For years, the Maryland Transportation Authority drove skittish motorists over the bridge gratis to keep traffic flowing, but the calls became so frequent the state privatized the service about eight years ago.
That’s where Eskew comes in.
During high season, as many as 30 motorists a day pay Eskew or one of his drivers $30 each way to chauffeur them and their car across.
Their alternative is pretty unpleasant: Either don’t go to the shore, or drive up and around—adding an extra hour or more to the three-hour beach commute.
Eskew says drivers’ Bay Bridge apprehensions are a mixed bag of fear of heights (acrophobia), fear of crossing bridges (gephyrophobia), general panic attacks, and vertigo.
And, of course, everyone’s anxiety is different.
“Some people can drive over the east span but not the west, or vice versa,” he says.
The most common anxiety is what he terms the “Christopher Columbus fear.”
“As people drive over the bridge, it rises and they reach a point where they can’t see over the top. Some feel like they are going to drive off the bridge into the bay,” he says. (Columbus, presumably, was afraid of falling off the Earth).
In fact, most people who utilize Eskew’s service are so unhinged by the time they get to the bridge, they can’t keep their eyes open during the ride.“I’ve had people lay down in their back seat with a blanket over their head,” he says.
The bridge-phobic typically schedule their drive-over weeks or days in advance.
“They know it’s coming and they dread it,” he says.
“They ask me, ‘Am I the only crazy one?’
“I tell them no. We drive over between seven and eight thousand people a year. It’s fairly common.”
And apparently is becoming more so.
Eskew says a number of customers become gephyrophobic—at least of the Bay Bridge—out of the blue and are not nervous Nellies to begin with.
“They used to be able to drive the bridge, but for whatever reason, one day they can’t,” he says. “They pull up to pay the toll and realize: Oh crap. You see the fear in their face. It happens.”
His service has driven over campers, cars with trailers, even a tractor-trailer (Eskew has a connection with a CDL-licensed driver for such occasions but needs advance notice) when otherwise intrepid drivers suddenly lost their cool.

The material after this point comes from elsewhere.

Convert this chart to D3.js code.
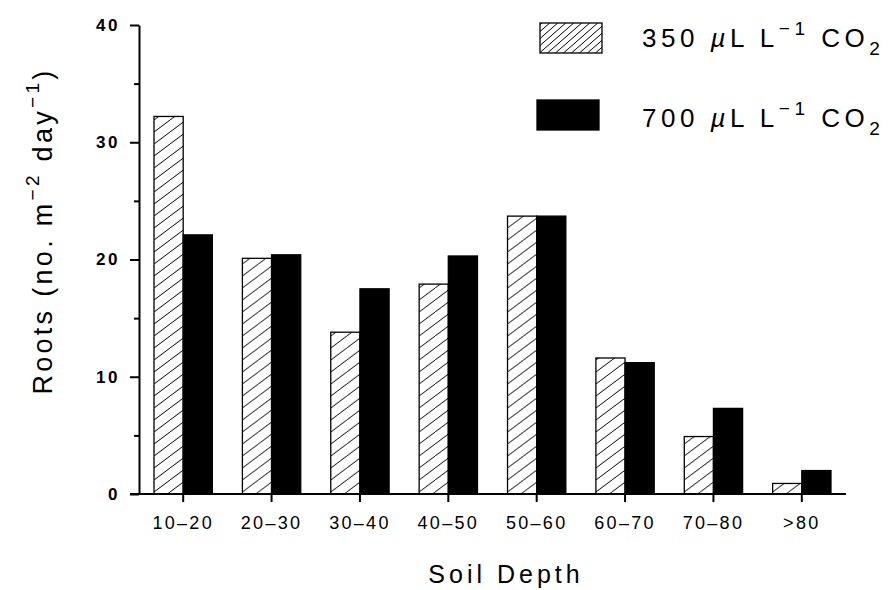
<!DOCTYPE html>
<html>
<head>
<meta charset="utf-8">
<script src="https://cdn.jsdelivr.net/npm/d3@7"></script>
<style>
  body { margin: 0; background: #fff; }
  svg text { font-family: "Liberation Sans", Arial, sans-serif; fill: #000; }
</style>
</head>
<body>
<div id="chart"></div>
<script>
// du lieu doc tu hinh
const depths = ["10–20", "20–30", "30–40", "40–50", "50–60", "60–70", "70–80", ">80"];
const co2Levels = ["350", "700"];
const roots350 = [32.2, 20.1, 13.8, 17.9, 23.7, 11.6, 4.9, 0.9];
const roots700 = [22.1, 20.4, 17.5, 20.3, 23.7, 11.2, 7.3, 2.0];
const yMajorTicks = [0, 10, 20, 30, 40];
const yMinorTicks = [5, 15, 25, 35];

const width = 896, height = 590;

const svg = d3.select("#chart")
    .append("svg")
    .attr("width", width)
    .attr("height", height);

const defs = svg.append("defs");
// hatch cho cot
defs.append("pattern")
    .attr("id", "hatch")
    .attr("patternUnits", "userSpaceOnUse")
    .attr("width", 16).attr("height", 12)
    .call(p => {
        p.append("rect").attr("width", 16).attr("height", 12).attr("fill", "#fff");
        p.append("path")
            .attr("d", "M-2,13.5 L18,-1.5")
            .attr("stroke", "#000").attr("stroke-width", 1);
    });
// hatch nho hon cho chu thich
defs.append("pattern")
    .attr("id", "hatchSmall")
    .attr("patternUnits", "userSpaceOnUse")
    .attr("width", 8).attr("height", 7)
    .call(p => {
        p.append("rect").attr("width", 8).attr("height", 7).attr("fill", "#fff");
        p.append("path")
            .attr("d", "M-2,8.75 L10,-1.75")
            .attr("stroke", "#000").attr("stroke-width", 1);
    });

const x0 = 139, x1 = 846;
const xScale = d3.scaleBand()
    .domain(depths)
    .range([x0, x1])
    .paddingInner(0.34)
    .paddingOuter(0.17);

const xSub = d3.scaleBand()
    .domain(co2Levels)
    .range([0, xScale.bandwidth()]);

const yScale = d3.scaleLinear()
    .domain([0, 40])
    .range([494, 25]);

const data = depths.map((d, i) => ({depth: d, values: [
    {level: "350", v: roots350[i]},
    {level: "700", v: roots700[i]}
]}));

// cot
const groups = svg.selectAll(".grp")
    .data(data)
    .enter()
    .append("g")
    .attr("transform", d => `translate(${xScale(d.depth)},0)`);

groups.selectAll("rect")
    .data(d => d.values)
    .enter()
    .append("rect")
    .attr("x", d => xSub(d.level))
    .attr("y", d => yScale(d.v))
    .attr("width", xSub.bandwidth())
    .attr("height", d => yScale(0) - yScale(d.v))
    .attr("fill", d => d.level === "350" ? "url(#hatch)" : "#000")
    .attr("stroke", "#000")
    .attr("stroke-width", 1.3);

// truc x
const xAxis = svg.append("g")
    .attr("transform", `translate(0,${yScale(0)})`)
    .call(d3.axisBottom(xScale).tickSize(8).tickSizeOuter(0).tickPadding(14));
xAxis.select(".domain").remove();
xAxis.selectAll("line").attr("stroke-width", 2);
xAxis.selectAll("text")
    .attr("font-family", "'Liberation Sans', Arial, sans-serif")
    .style("font-size", "18px")
    .style("letter-spacing", "2.3px");
svg.append("line")
    .attr("x1", 130).attr("x2", x1)
    .attr("y1", yScale(0)).attr("y2", yScale(0))
    .attr("stroke", "#000").attr("stroke-width", 2);

// truc y
const yAxis = svg.append("g")
    .attr("transform", `translate(${x0},0)`)
    .call(d3.axisLeft(yScale).tickValues(yMajorTicks).tickSize(9).tickSizeOuter(0).tickPadding(10));
yAxis.selectAll("line").attr("stroke-width", 2);
yAxis.select(".domain").attr("stroke-width", 2);
yAxis.selectAll("text")
    .attr("font-family", "'Liberation Sans', Arial, sans-serif")
    .style("font-size", "17px")
    .style("font-weight", "bold")
    .style("letter-spacing", "2.5px");
svg.append("g")
    .attr("transform", `translate(${x0},0)`)
    .call(d3.axisLeft(yScale).tickValues(yMinorTicks).tickSize(5).tickFormat(""))
    .call(g => g.select(".domain").remove())
    .selectAll("line").attr("stroke-width", 2);

// tieu de truc
svg.append("text")
    .attr("x", 506)
    .attr("y", 583)
    .attr("text-anchor", "middle")
    .style("font-size", "25px")
    .style("letter-spacing", "4px")
    .text("Soil Depth");

const yTitle = svg.append("text")
    .attr("transform", "translate(52,231) rotate(-90)")
    .attr("text-anchor", "middle")
    .style("font-size", "27px")
    .style("letter-spacing", "3.3px");
yTitle.append("tspan").text("Roots (no. m");
yTitle.append("tspan").attr("dy", -13).style("font-size", "19px").text("−2");
yTitle.append("tspan").attr("dy", 13).text(" day");
yTitle.append("tspan").attr("dy", -13).style("font-size", "19px").text("−1");
yTitle.append("tspan").attr("dy", 13).text(")");

// chu thich
const legend = svg.selectAll(".legend")
    .data(co2Levels)
    .enter()
    .append("g");

legend.append("rect")
    .attr("x", (d, i) => i === 0 ? 540 : 537)
    .attr("y", (d, i) => i === 0 ? 23 : 100)
    .attr("width", 62)
    .attr("height", 30)
    .attr("fill", d => d === "350" ? "url(#hatchSmall)" : "#000")
    .attr("stroke", "#000")
    .attr("stroke-width", 1.3);

const lt = legend.append("text")
    .attr("x", 642)
    .attr("y", (d, i) => i === 0 ? 47 : 127)
    .style("font-size", "26px")
    .style("letter-spacing", "4.5px");
lt.append("tspan").text(d => d + " ");
lt.append("tspan").style("font-style", "italic").text("µ");
lt.append("tspan").text("L L");
lt.append("tspan").attr("dy", -12).style("font-size", "19px").text("−1");
lt.append("tspan").attr("dy", 12).text(" CO");
lt.append("tspan").attr("dy", 8).style("font-size", "19px").text("2");
</script>
</body>
</html>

Sure, he sees the potential for comic relief in these misadventures (the lacrosse mom is his favorite), but he doesn’t judge anyone for their fears.
“We’re providing the support they need. It’s that simple. Imagine the scariest thing in the world that you ever had to do. Well, now imagine paying someone $30 to make that thing a whole lot easier. Wouldn’t you do it?” he asks.
Eskew, who bought the business five months ago, has been doing drive-overs for about nine years now. He’s developed relationships with his regulars, which include year-round customers who need to get over the bridge daily for work.
They appreciate his understanding and are seriously grateful, he says, and even give him a gift or souvenir from time to time.
“There’s a customer who brings me a tub of Fisher’s Popcorn from Ocean City, and another who gives me footlongs from Ann’s Footlongs in Glen Burnie,” he says.
“Those are the best hotdogs in the world.”